Debenedetti (1901-1967), one of Italy’s most influential literary critics, editors and literature professors, endangered his career championing unfashionable avant-garde writing by Umberto Saba, Italo Svevo and Marcel Proust. Gilson’s nuanced translation of this indispensable Holocaust document introduces U.S. readers to a formidable Jewish intellectual. Written in 1944, when the event was still an open wound, this charged, devastating account of the Nazi seizure of “the Pope’s Jews” was immediately recognized as a small masterpiece.

debenedettiCitizens of the Eternal City for two millennia, the Roman Jews couldn’t believe that the rumored atrocities on the eastern front could occur there, in the heart of Christendom, so on October 15, they ignored a disreputable woman’s hysterical warnings. “Tragedy entered the stream of life and blended into it with such terrifying naturalness that from the first there was no room for anything, not even astonishment,” writes Debenedetti. Before deporting more than 1,000 Roman Jews (fewer than a dozen returned from Auschwitz), the Nazis extorted gold and seized the Jewish community’s magnificent libraries.

Gilson skillfully renders Debenedetti’s heartbreaking evocation of Rome’s mood that autumn. In Eight Jews, an essay written after the 1944 Nazi massacre of 335 men and boys in the Ardeatine Caves in reprisal for a partisan attack, Debenedetti provocatively argues that eight Jews originally on the list to be executed were removed for the wrong reasons. For Debenedetti, equality meant no special treatment, even as recompense for injustices. Gilson’s essay on the fate of the Jewish libraries and Alberto Moravia’s preface round out this short, immensely fertile book on the Holocaust in Italy.
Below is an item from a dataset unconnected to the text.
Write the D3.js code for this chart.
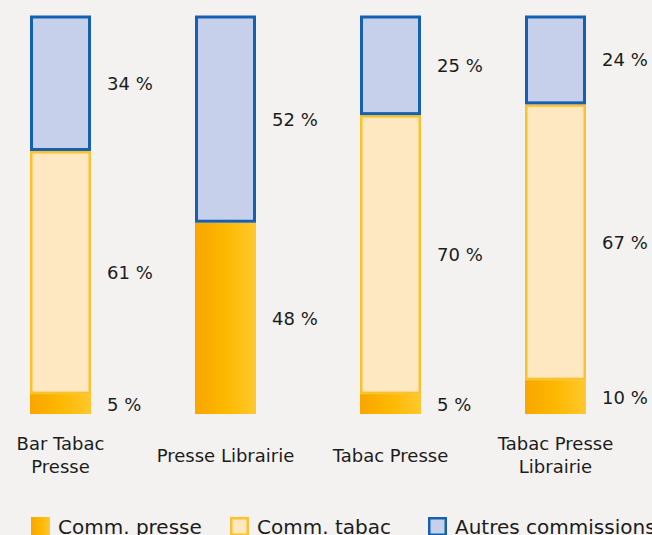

“ October 16, 1943 is one of the finest accounts ever written about the massive German roundup of Jews in Rome on the date of its title. Debenedetti’s mastery of the facts, literary ability, and concern for the human dimension make this tragic event come alive in all its horror. His work is both a valuable contribution to the historical record and a moving tribute to the more than one thousand Jewish victims of a Nazi atrocity in the Eternal City.” —Susan Zuccotti, author of Under His Very Windows: The Vatican and the Holocaust in Italy, winner of the 2000 National Jewish Book Award for Jewish-Christian Relations.

For more than fifty years, Giacomo Debenedetti’s October 16, 1943 has been considered one of the best and most accurate accounts of the shockingly brief and efficient roundup of more than one thousand Roman Jews from the oldest Jewish community in Europe for the gas chambers of Auschwitz. Completed a year after the event, Debenedetti’s intimate details and vivid glimpses into the lives of the victims are especially poignant because Debenedetti himself was there to witness the event, which forced him and his entire family into hiding.

Eight Jews, the companion piece to October 16, 1943, was written in response to testimony about the Ardeatine Cave Massacres of March 24, 1944. In this essay, Debenedetti offers insights into that grisly horror and into assumptions about racial equality. Both of these stunning works are appearing together, along with Alberto Moravia’s preface to Debenedetti’s October 16, 1943, for the first time in an American translation. October 16, 1943/Eight Jews gives American readers a first glimpse into the extraordinary mind of the man who was Italy’s foremost critic of twentieth-century literature.

In addition to probing the deeper, haunting questions of the Holocaust, Debenedetti briefly describes the seizure of the Roman Jewish community’s library of early manuscripts and incunables, the most valuable Jewish library in all of Italy. Following the roundup, this library was never seen again. Award-winning translator Estelle Gilson offers an additional essay on the history of the library and modern-day attempts to locate it. October 16, 1943/Eight Jews is a moving work that will continue to challenge readers long after they have closed its pages.